O próximo a desnudar a sua alma diante do terapeuta foi o líder do Partido Social-Democrata, Stefan Löfven. Os suecos ficaram sabendo que Löfven só veio a conhecer a mãe biológica aos 20 anos de idade. Ele falou da infância pobre na casa de pais adotivos, e de como a sua história moldou os seus valores de solidariedade – a principal bandeira social-democrata.

”Uma sociedade em que todos se ajudam, todos assumem uma responsabilidade coletiva, é uma sociedade forte”, disse Löfven.

Na sequência, o líder do Partido da Esquerda (Vänsterpartiet, ex-comunista), Jonas Sjöstedt, conta que foi uma criança com dislexia que sofria bullying na escola, e que os pais, que trabalhavam fora em longas jornadas, não tinham tempo para ele. Seria esta a razão de Sjöstedt propor em seu programa de governo a jornada de trabalho de seis horas?

”Baboseira psicológica”

Levar os oito líderes partidários para o divã do terapeuta, em tempos de eleições gerais, provavelmente não ajudaria os eleitores a iluminar a sua escolha política.

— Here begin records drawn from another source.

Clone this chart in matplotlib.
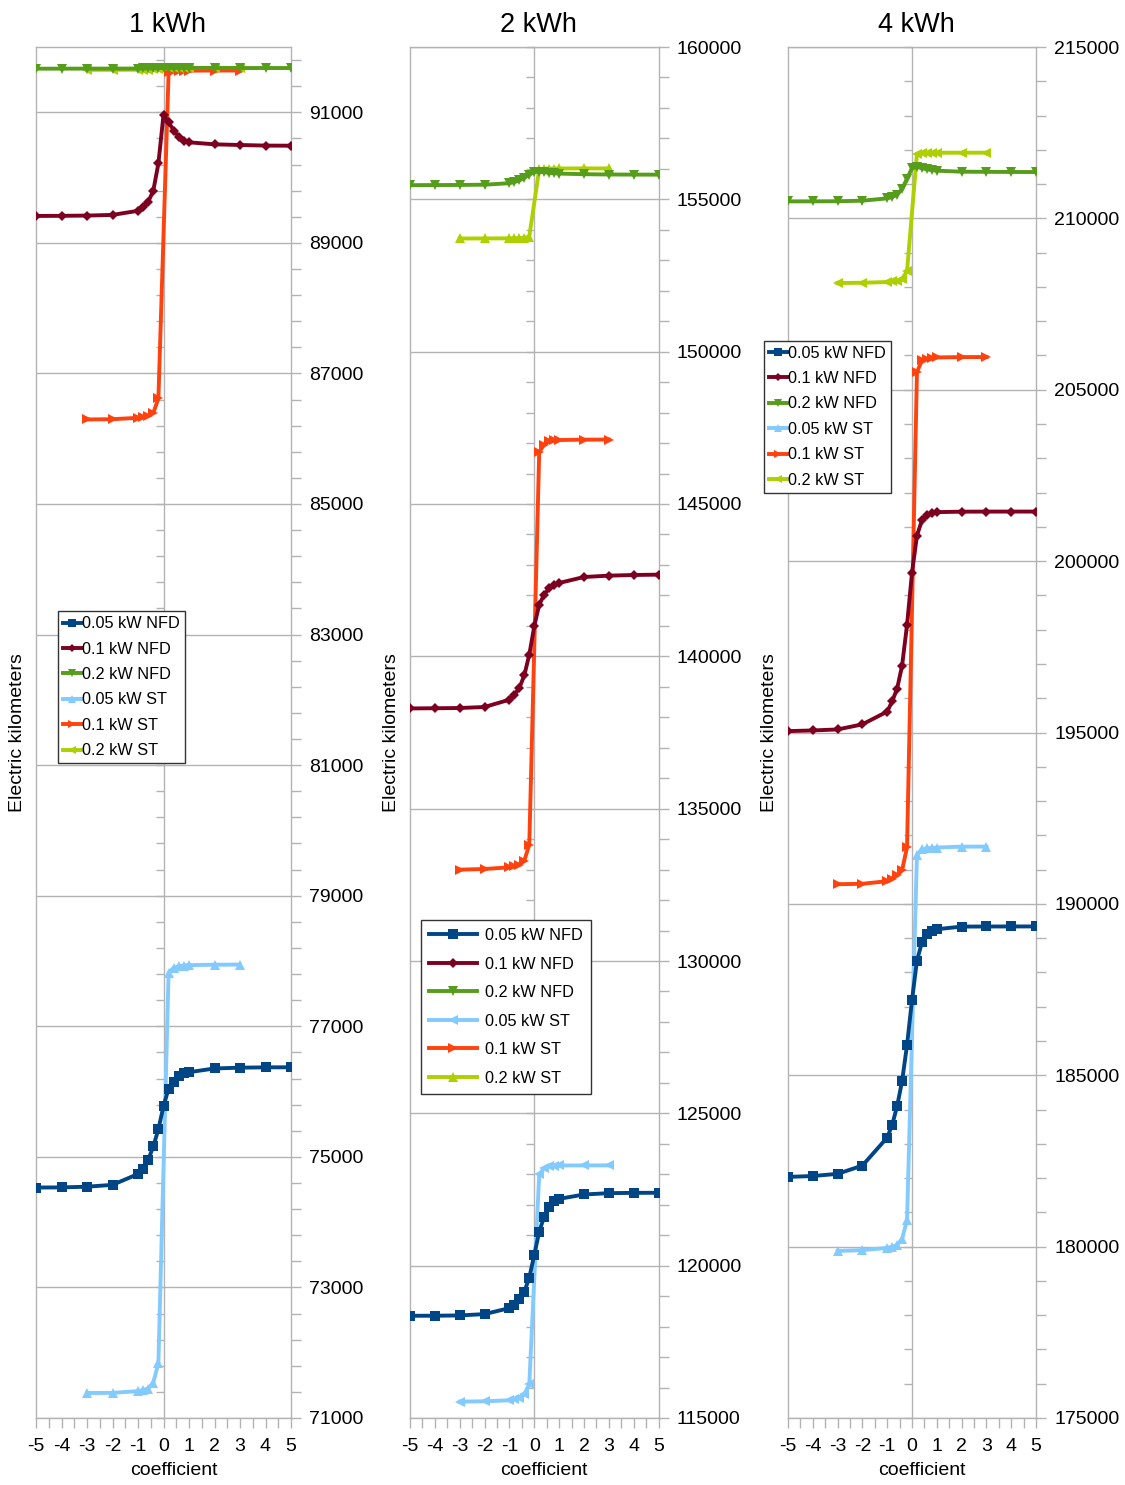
import numpy as np
import matplotlib
matplotlib.use("Agg")
import matplotlib.pyplot as plt
from matplotlib.ticker import FixedLocator, FuncFormatter

plt.rcParams['font.family'] = ['Liberation Sans', 'DejaVu Sans']
plt.rcParams['axes.unicode_minus'] = False

# ---------------------------------------------------------------- data
x_nfd = [-5, -4, -3, -2, -1, -0.8, -0.6, -0.4, -0.2, 0, 0.2, 0.4, 0.6, 0.8, 1, 2, 3, 4, 5]
x_st = [-3, -2, -1, -0.8, -0.6, -0.4, -0.2, 0.2, 0.4, 0.6, 0.8, 1, 2, 3]

labels = ['0.05 kW NFD', '0.1 kW NFD', '0.2 kW NFD', '0.05 kW ST', '0.1 kW ST', '0.2 kW ST']
titles = ['1 kWh', '2 kWh', '4 kWh']

# 1 kWh battery
nfd005_1 = [74530, 74532, 74543, 74571, 74737, 74811, 74954, 75160, 75423, 75777,
            76046, 76154, 76240, 76280, 76297, 76354, 76366, 76371, 76372]
nfd01_1 = [89412, 89414, 89418, 89428, 89491, 89552, 89629, 89798, 90217, 90960,
           90850, 90719, 90627, 90565, 90540, 90509, 90499, 90490, 90488]
nfd02_1 = [91668, 91668, 91669, 91669, 91670, 91671, 91672, 91674, 91677, 91680,
           91682, 91681, 91680, 91679, 91679, 91678, 91678, 91678, 91678]
st005_1 = [71383, 71385, 71411, 71429, 71451, 71543, 71840,
           77823, 77897, 77920, 77931, 77937, 77943, 77945]
st01_1 = [86295, 86299, 86320, 86335, 86350, 86396, 86616,
          91610, 91625, 91632, 91636, 91638, 91640, 91640]
st02_1 = [91650, 91651, 91652, 91653, 91654, 91656, 91660,
          91676, 91678, 91679, 91680, 91680, 91680, 91680]

# 2 kWh battery
nfd005_2 = [118355, 118357, 118366, 118410, 118607, 118717, 118904, 119145, 119605, 120351,
            121118, 121612, 121941, 122116, 122193, 122336, 122380, 122390, 122392]
nfd01_2 = [138290, 138296, 138304, 138337, 138577, 138742, 138961, 139376, 140054, 140985,
           141696, 142024, 142243, 142352, 142407, 142604, 142648, 142670, 142681]
nfd02_2 = [155465, 155468, 155472, 155480, 155530, 155570, 155620, 155710, 155810, 155900,
           155910, 155890, 155870, 155855, 155845, 155825, 155815, 155812, 155810]
st005_2 = [115537, 115548, 115581, 115610, 115669, 115779, 116107,
           122993, 123202, 123268, 123280, 123289, 123290, 123292]
st01_2 = [132998, 133020, 133074, 133110, 133162, 133293, 133818,
          146707, 146947, 147057, 147090, 147100, 147112, 147115]
st02_2 = [153715, 153716, 153720, 153722, 153725, 153732, 153780,
          155990, 156005, 156010, 156012, 156013, 156015, 156015]

# 4 kWh battery
nfd005_3 = [182034, 182060, 182123, 182365, 183181, 183551, 184099, 184825, 185883, 187196,
            188343, 188878, 189133, 189222, 189261, 189337, 189340, 189341, 189342]
nfd01_3 = [195040, 195060, 195089, 195238, 195610, 195908, 196280, 196949, 198140, 199658,
           200744, 201190, 201339, 201414, 201429, 201443, 201445, 201446, 201446]
nfd02_3 = [210496, 210497, 210500, 210516, 210584, 210623, 210691, 210866, 211158, 211469,
           211498, 211469, 211430, 211410, 211391, 211362, 211358, 211354, 211352]
st005_3 = [179873, 179898, 179962, 180000, 180046, 180212, 180785,
           191428, 191593, 191620, 191635, 191644, 191670, 191672]
st01_3 = [190574, 190586, 190663, 190740, 190828, 190981, 191657,
          205515, 205856, 205905, 205930, 205943, 205953, 205955]
st02_3 = [208113, 208122, 208142, 208160, 208181, 208230, 208463,
          211887, 211907, 211912, 211914, 211916, 211916, 211917]

nfd_data = [[nfd005_1, nfd01_1, nfd02_1], [nfd005_2, nfd01_2, nfd02_2], [nfd005_3, nfd01_3, nfd02_3]]
st_data = [[st005_1, st01_1, st02_1], [st005_2, st01_2, st02_2], [st005_3, st01_3, st02_3]]

y_limits = [(71000, 92000), (115000, 160000), (175000, 215000)]
y_major = [2000, 5000, 5000]
y_minor = [400, 1000, 1000]

# ---------------------------------------------------------------- style
colors = ['#004586', '#7e0021', '#579d1c', '#83caff', '#ff420e', '#aecf00']
nfd_markers = ['s', 'D', 'v']
st_markers = [['^', '>', '<'], ['<', '>', '^'], ['^', '>', '<']]
nfd_msize = [7.5, 5, 7]
LW = 2.8
GRID = '#b3b3b3'

W, H = 1125, 1485
fig = plt.figure(figsize=(W / 100, H / 100), dpi=100)

# axes frames in pixels: left, top, right, bottom
frames = [(36, 47, 291, 1418), (410, 47, 658.5, 1418), (788, 47, 1036, 1418)]
# legend upper-left corners in pixels
legend_corners = [(57.5, 611), (420.5, 920), (763.5, 340.5)]


def px_rect(l, t, r, b):
    return [l / W, 1 - b / H, (r - l) / W, (b - t) / H]


for i in range(3):
    ax = fig.add_axes(px_rect(*frames[i]))
    ymin, ymax = y_limits[i]
    width_px = frames[i][2] - frames[i][0]

    handles = [None] * 6
    # single-tariff runs sit beneath the no-fast-discharge runs
    for k in range(3):
        ln, = ax.plot(x_st, st_data[i][k], color=colors[3 + k], lw=LW,
                      marker=st_markers[i][k], markersize=7.5, markeredgewidth=0,
                      zorder=3 + k, solid_joinstyle='round')
        handles[3 + k] = ln
    for k in range(3):
        ln, = ax.plot(x_nfd, nfd_data[i][k], color=colors[k], lw=LW,
                      marker=nfd_markers[k], markersize=nfd_msize[k], markeredgewidth=0,
                      zorder=6 + k, solid_joinstyle='round')
        handles[k] = ln

    ax.set_xlim(-5, 5)
    ax.set_ylim(ymin, ymax)

    # y axis: labels on the right, grid at major steps
    ax.yaxis.tick_right()
    ax.yaxis.set_major_locator(FixedLocator(np.arange(ymin, ymax + 1, y_major[i])))
    ax.yaxis.set_minor_locator(FixedLocator(np.arange(ymin, ymax + 1, y_minor[i])))
    ax.yaxis.set_major_formatter(FuncFormatter(lambda v, p: f'{v:.0f}'))
    ax.tick_params(axis='y', which='both', direction='out', length=7, width=1,
                   color=GRID, labelsize=14, pad=6)
    ax.grid(axis='y', which='major', color=GRID, lw=1)
    ax.set_axisbelow(True)

    # x axis
    ax.xaxis.set_major_locator(FixedLocator(np.arange(-5, 6, 1)))
    ax.xaxis.set_minor_locator(FixedLocator(np.arange(-5, 5.01, 0.5)))
    ax.xaxis.set_major_formatter(FuncFormatter(lambda v, p: f'{v:.0f}'))
    ax.tick_params(axis='x', which='both', direction='out', length=7, width=1,
                   color=GRID, labelsize=14, pad=7.5)
    ax.set_xlabel('coefficient', fontsize=14, labelpad=5, x=0.5 + 10 / width_px)

    for s in ax.spines.values():
        s.set_color(GRID)
        s.set_linewidth(1)

    # vertical axis line at x = 0 with inward ticks
    sec = ax.secondary_yaxis(0.5)
    sec.yaxis.set_major_locator(FixedLocator(np.arange(ymin, ymax + 1, y_major[i])))
    sec.yaxis.set_minor_locator(FixedLocator(np.arange(ymin, ymax + 1, y_minor[i])))
    sec.tick_params(which='both', direction='in', length=6, width=1, color=GRID,
                    labelleft=False, labelright=False)
    for s in sec.spines.values():
        s.set_color(GRID)
        s.set_linewidth(1)

    ax.yaxis.set_label_position('left')
    ax.set_ylabel('Electric kilometers', fontsize=14, va='center')
    ax.yaxis.set_label_coords(-18 / width_px, 0.5)

    ax.set_title(titles[i], fontsize=19.5, pad=11, x=0.5 + 4 / width_px)

    lx, ly = legend_corners[i]
    if i == 1:
        leg_kw = dict(handlelength=3.0, handletextpad=0.45, labelspacing=0.83,
                      borderpad=0.5, markerscale=1.0, borderaxespad=0)
    else:
        leg_kw = dict(handlelength=1.1, handletextpad=0.1, labelspacing=0.64,
                      borderpad=0.32, markerscale=0.75, borderaxespad=0)
    leg = ax.legend(handles, labels, loc='upper left',
                    bbox_to_anchor=(lx / W, 1 - ly / H), bbox_transform=fig.transFigure,
                    fontsize=11.7, fancybox=False, framealpha=1, edgecolor='#333333',
                    **leg_kw)
    leg.get_frame().set_linewidth(1)
    leg.set_zorder(20)

fig.savefig('out.png', dpi=100)
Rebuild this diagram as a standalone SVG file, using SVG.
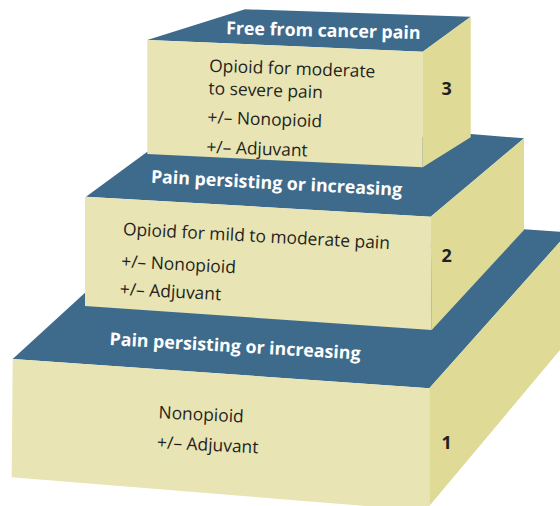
<svg xmlns="http://www.w3.org/2000/svg" width="560" height="506" viewBox="0 0 560 506">
  <style>
    .top { fill: #3e6b8c; }
    .front { fill: #e8e4b4; }
    .side { fill: #dfda95; }
    .head { font-family: "Open Sans", "Liberation Sans", sans-serif; font-weight: bold; font-size: 17.8px; fill: #ffffff; }
    .body { font-family: "Open Sans", "Liberation Sans", sans-serif; font-size: 17.4px; fill: #231f20; }
    .num { font-family: "Open Sans", "Liberation Sans", sans-serif; font-weight: bold; font-size: 18px; fill: #231f20; text-anchor: middle; }
  </style>
  <rect width="560" height="506" fill="#ffffff"/>

  <g id="step1">
    <polygon class="top" points="12.7,359 85,292.7 524,229.3 560,231.7 560,241.7 429.3,388.3"/>
    <polygon class="front" points="12.7,359 429.3,388.3 429.3,506 366,506 11.7,477.3"/>
    <polygon class="side" points="429.3,388.3 560,241.7 560,350 429.3,506"/>
    <text class="head" x="109.3" y="345" transform="rotate(3.3 109.3 345)">Pain persisting or increasing</text>
    <g transform="rotate(2.8 158.3 418.3)">
      <text class="body" x="158.3" y="418.3">Nonopioid</text>
      <text class="body" x="158.3" y="448.3">+/– Adjuvant</text>
    </g>
    <text class="num" x="446.7" y="449.3">1</text>
  </g>

  <g id="step2">
    <polygon class="top" points="86,196.7 147.3,151.7 470.7,134 524,138.3 430.7,216.7"/>
    <polygon class="front" points="85,196.7 430.7,216.7 431.7,330 85,306"/>
    <polygon class="side" points="430.7,216.7 524,138.3 524,230 431.7,330"/>
    <text class="head" x="150.7" y="182.7" transform="rotate(3 150.7 182.7)">Pain persisting or increasing</text>
    <g transform="rotate(3 122.7 235)">
      <text class="body" x="122.7" y="235">Opioid for mild to moderate pain</text>
      <text class="body" x="122.7" y="267.3">+/– Nonopioid</text>
      <text class="body" x="122.7" y="295">+/– Adjuvant</text>
    </g>
    <text class="num" x="446.7" y="261.7">2</text>
  </g>

  <g id="step3">
    <polygon class="top" points="147.3,40 245,9.3 470.7,16.7 422.7,51.7"/>
    <polygon class="front" points="147.3,40 422.7,51.7 422.7,167.3 147.3,154"/>
    <polygon class="side" points="422.7,51.7 470.7,16.7 470.7,137.3 422.7,167.3"/>
    <text class="head" x="226" y="34.3" transform="rotate(1.4 226 34.3)">Free from cancer pain</text>
    <g transform="rotate(2 209 71.7)">
      <text class="body" x="209" y="71.7">Opioid for moderate</text>
      <text class="body" x="209" y="94.3">to severe pain</text>
      <text class="body" x="209" y="123.3">+/– Nonopioid</text>
      <text class="body" x="209" y="153">+/– Adjuvant</text>
    </g>
    <text class="num" x="446.7" y="95">3</text>
  </g>
</svg>
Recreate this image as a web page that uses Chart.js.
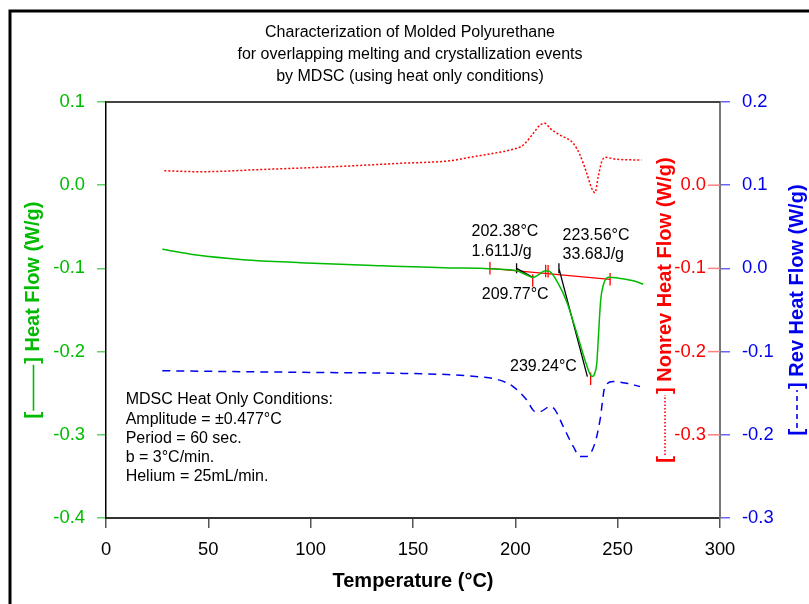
<!DOCTYPE html>
<html><head><meta charset="utf-8">
<script src="https://cdn.jsdelivr.net/npm/chart.js@4/dist/chart.umd.min.js"></script>
<style>html,body{margin:0;padding:0;background:#fff}#c{display:block}</style>
</head><body>
<canvas id="c" width="809" height="604"></canvas>
<script>
// ---- data ----
const titleLines = ['Characterization of Molded Polyurethane','for overlapping melting and crystallization events','by MDSC (using heat only conditions)'];
const xTickStep = 50;
const heatTemp = [27.5,44.3,66.9,94.8,127.4,168.1,182.7,192.5,200.7,205.5,208.6,211.1,214.5,216.9,220.8,225.1,230.0,234.0,236.3,237.5,238.8,239.8,240.5,241.7,243.0,245.4,251.1,257.6,262.5];
const heatFlow = [-0.077,-0.084,-0.0895,-0.0931,-0.0963,-0.0995,-0.0999,-0.1011,-0.1028,-0.108,-0.1107,-0.108,-0.1028,-0.104,-0.1175,-0.140,-0.1776,-0.210,-0.226,-0.230,-0.226,-0.214,-0.186,-0.138,-0.120,-0.1107,-0.112,-0.1148,-0.119];
const nonrevTemp = [28.5,45.9,78.5,110.9,143.6,168.1,177.8,189.2,197.4,203.9,208.8,212.1,214.5,216.9,221.8,228.3,231.6,234.9,237.3,238.9,240.5,242.2,243.8,249.5,261.7];
const nonrevFlow = [0.0174,0.0162,0.0191,0.0222,0.0263,0.0294,0.0335,0.0383,0.0423,0.0483,0.0624,0.0724,0.0744,0.0684,0.0603,0.0504,0.0363,0.0143,-0.0037,-0.009,0.0102,0.0282,0.0335,0.0311,0.0303];
const revTemp = [27.5,60,100,140,170,183,190.5,198.9,205.5,209.6,212.1,217,219.4,223.4,228.3,231.6,234.9,238.9,241.4,243.8,247.9,254.4,260.9];
const revFlow = [-0.123,-0.124,-0.125,-0.126,-0.128,-0.1305,-0.133,-0.142,-0.158,-0.172,-0.172,-0.166,-0.170,-0.190,-0.214,-0.226,-0.226,-0.210,-0.182,-0.142,-0.136,-0.138,-0.142];
const nonrevTickValues = [0.0,-0.1,-0.2,-0.3];
// integration baseline (red) and tangent constructions (black), [temp, heat flow]
const baselineTemp = [187.6,246.3];
const baselineFlow = [-0.0999,-0.1131];
const redMarkTemp = [187.6,214.8,216.0,246.3,208.5,236.8];
const redMarkFlow = [-0.0999,-0.1031,-0.1034,-0.1131,-0.1145,-0.2325];
const tangentTemp = [[200.6,208.5],[221.3,235.2]];
const tangentFlow = [[-0.0999,-0.1107],[-0.0999,-0.230]];
const blackMarkTemp = [200.6,221.3];
const blackMarkFlow = [-0.0999,-0.0999];
const peakLabels = [
  {text:'202.38°C', t:178.6, v:-0.0560},
  {text:'1.611J/g', t:178.6, v:-0.0800},
  {text:'223.56°C', t:223.1, v:-0.0600},
  {text:'33.68J/g', t:223.1, v:-0.0840},
  {text:'209.77°C', t:183.6, v:-0.1320},
  {text:'239.24°C', t:197.4, v:-0.2180}
];
const conditions = ['MDSC Heat Only Conditions:','Amplitude = ±0.477°C','Period = 60 sec.','b = 3°C/min.','Helium = 25mL/min.'];
const conditionsAnchor = {t:9.6, v:-0.258};

// ---- styles ----
const FAM = '"Liberation Sans", Arial, Helvetica, sans-serif';
const GREEN = '#00bb00', RED = '#ff0000', BLUE = '#0000ee';

const pts = (xs, ys) => xs.map((x,i)=>({x:x, y:ys[i]}));
const redSeg = pts(baselineTemp, baselineFlow);
redMarkTemp.forEach((t,i)=>{ redSeg.push({x:t,y:null}); redSeg.push({x:t,y:redMarkFlow[i]+0.0075}); redSeg.push({x:t,y:redMarkFlow[i]-0.0075}); });
const blackSeg = [];
tangentTemp.forEach((ts,i)=>{ if(i) blackSeg.push({x:ts[0],y:null}); blackSeg.push({x:ts[0],y:tangentFlow[i][0]}); blackSeg.push({x:ts[1],y:tangentFlow[i][1]}); });
blackMarkTemp.forEach((t,i)=>{ blackSeg.push({x:t,y:null}); blackSeg.push({x:t,y:blackMarkFlow[i]+0.006}); blackSeg.push({x:t,y:blackMarkFlow[i]-0.006}); });

const decor = {
  id:'decor',
  beforeDraw(chart){
    const c = chart.ctx; c.save();
    c.fillStyle='#fff'; c.fillRect(0,0,chart.width,chart.height);
    c.strokeStyle='#000'; c.lineWidth=3; c.strokeRect(10,11,900,700);
    c.fillStyle='#000'; c.font='16px '+FAM; c.textAlign='center'; c.textBaseline='middle';
    titleLines.forEach((l,i)=>c.fillText(l, 410, 33+i*22));
    c.restore();
  },
  afterDraw(chart){
    const c = chart.ctx, a = chart.chartArea; c.save();
    c.strokeStyle='#444'; c.lineWidth=2; c.beginPath(); c.moveTo(a.left,a.top); c.lineTo(a.right,a.top); c.stroke();
    const ys = chart.scales.yNonrev;
    c.font='18.4px '+FAM; c.textAlign='right'; c.textBaseline='middle';
    nonrevTickValues.forEach(v=>{
      const y = ys.getPixelForValue(v);
      c.strokeStyle='#ff8080'; c.lineWidth=1.5; c.beginPath(); c.moveTo(a.right-12,y); c.lineTo(a.right,y); c.stroke();
      c.fillStyle=RED; c.fillText(v.toFixed(1), a.right-14, y);
    });
    const mid = (a.top+a.bottom)/2;
    drawAxisTitle(c, 33.5, mid, 'Heat Flow (W/g)', GREEN, [], 48);
    drawAxisTitle(c, 665, mid, 'Nonrev Heat Flow (W/g)', RED, [1.5,2], 62);
    drawAxisTitle(c, 797, mid, 'Rev Heat Flow (W/g)', BLUE, [5,4], 40);
    const xs = chart.scales.x, yg = chart.scales.y;
    c.fillStyle='#000'; c.textAlign='left'; c.textBaseline='middle'; c.font='16px '+FAM;
    peakLabels.forEach(p=>c.fillText(p.text, xs.getPixelForValue(p.t), yg.getPixelForValue(p.v)));
    const cx = xs.getPixelForValue(conditionsAnchor.t), cy = yg.getPixelForValue(conditionsAnchor.v);
    conditions.forEach((l,i)=>c.fillText(l, cx, cy+i*19.3));
    c.restore();
  }
};
function drawAxisTitle(c, cx, cy, text, color, dash, sample){
  c.save(); c.translate(cx, cy); c.rotate(-Math.PI/2);
  c.font='bold 20px '+FAM; c.fillStyle=color; c.textBaseline='middle'; c.textAlign='left';
  const wo = c.measureText('[').width, wc = c.measureText('] ').width, wt = c.measureText(text).width;
  const total = wo + sample + wc + wt; let x = -total/2;
  c.fillText('[', x, 0); x += wo;
  c.strokeStyle=color; c.lineWidth=1.6; c.setLineDash(dash); c.beginPath(); c.moveTo(x+1, 0); c.lineTo(x+sample-1, 0); c.stroke(); c.setLineDash([]);
  x += sample; c.fillText('] ', x, 0); x += wc; c.fillText(text, x, 0);
  c.restore();
}

new Chart(document.getElementById('c'), {
  type:'line',
  data:{ datasets:[
    {data:pts(nonrevTemp,nonrevFlow), yAxisID:'yNonrev', borderColor:RED, borderWidth:1.5, borderDash:[2,2], pointRadius:0, cubicInterpolationMode:'monotone'},
    {data:pts(revTemp,revFlow), yAxisID:'yRev', borderColor:BLUE, borderWidth:1.5, borderDash:[8,6], pointRadius:0, cubicInterpolationMode:'monotone'},
    {data:pts(heatTemp,heatFlow), yAxisID:'y', borderColor:GREEN, borderWidth:1.5, pointRadius:0, cubicInterpolationMode:'monotone'},
    {data:blackSeg, yAxisID:'y', borderColor:'#000', borderWidth:1.3, pointRadius:0, tension:0, spanGaps:false},
    {data:redSeg, yAxisID:'y', borderColor:RED, borderWidth:1.3, pointRadius:0, tension:0, spanGaps:false}
  ]},
  options:{
    responsive:false, animation:false, devicePixelRatio:1,
    layout:{padding:{top:102,left:0,right:0,bottom:0}},
    plugins:{legend:{display:false}, title:{display:false}, tooltip:{enabled:false}},
    scales:{
      x:{type:'linear', min:0, max:300,
         ticks:{stepSize:xTickStep, color:'#000', font:{size:18.4, family:FAM}, padding:11, maxRotation:0},
         grid:{drawOnChartArea:false, tickLength:10, color:'#555', lineWidth:1.5},
         border:{color:'#333', width:2},
         title:{display:true, text:'Temperature (°C)', color:'#000', font:{size:20, weight:'bold', family:FAM}, padding:{top:0,bottom:11}},
         afterFit(s){ s.height = 86; }},
      y:{position:'left', min:-0.4, max:0.1,
         ticks:{stepSize:0.1, color:GREEN, font:{size:18.4, family:FAM}, padding:12, callback:v=>Number(v).toFixed(1)},
         grid:{drawOnChartArea:false, tickLength:9, color:'#66d066', lineWidth:1.5},
         border:{color:'#000', width:1.5},
         afterFit(s){ s.width = 106; }},
      yRev:{position:'right', min:-0.3, max:0.2,
         ticks:{stepSize:0.1, color:BLUE, font:{size:18.4, family:FAM}, padding:12, callback:v=>Number(v).toFixed(1)},
         grid:{drawOnChartArea:false, tickLength:10, color:'#6666ff', lineWidth:1.5},
         border:{color:'#777', width:2},
         afterFit(s){ s.width = 89; }},
      yNonrev:{display:false, position:'right', min:-0.4, max:0.1}
    }
  },
  plugins:[decor]
});
</script>
</body></html>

Mas – assim ponderaram vários comentaristas na imprensa sueca - poderia render boa diversão na TV.

Enganaram-se todos: a reação dos suecos contra a série de programas, em comentários postados em sites de notícias e nas redes sociais, foi virulenta.

”Não tenho o mínimo interesse em saber que tipo de xampu os políticos têm no banheiro. O que interessa saber é quais são os valores básicos do candidato como político, e não como pessoa”, disse um dos comentários, assinado por Christer Engström.

”Focar no indivíduo é sempre prejudicial para a política. O foco deve estar nas opiniões e na ideologia de um político, e o tipo de música que ele gosta é totalmente irrelevante. Será que nós queremos ter o tipo de personalização da política que existe nos EUA?”, perguntou outro internauta sueco.

”Uma repugnante personalização da política – é isso que nós estamos querendo?”, escreveu mais um.

”Totalmente asqueroso. O que interessa é o projeto político dos partidos”, ressaltou outro indignado eleitor sueco, decretando o "fracasso" da série de programas.

Parte da imprensa sueca uniu-se ao coro dos descontentes: ”Baboseira Psicológica na SVT”, estampou a manchete do jornal Aftonbladet:

”O terapeuta evitou qualquer confrontação, e repetiu à exaustão a pergunta: ’como se sentia aquele menininho?’, como se isso tivesse algo a ver com política”, escreveu a colunista Pia Bergström.

O psicoterapeuta, apresentador e idealizador do programa, evidentemente, discordou.

”O objetivo de fazer perguntas sobre a infância dos líderes partidários foi tentar compreender como eles formaram os seus valores”, tentou explicar Poul Perris.

Mas os céticos em relação ao valor da série de programas no divã pareceram estar em maioria. No jornal Svenska Dagbladet, o cientista político Mikael Gilljam, da Universidade de Gotemburgo, destacou que, segundo apontam as pesquisas, os eleitores suecos votam em políticas concretas – e não em candidatos individuais:

”Eleitores suecos são eleitores de opiniões e propostas. Não acho que queremos assistir a programas de TV como esse.”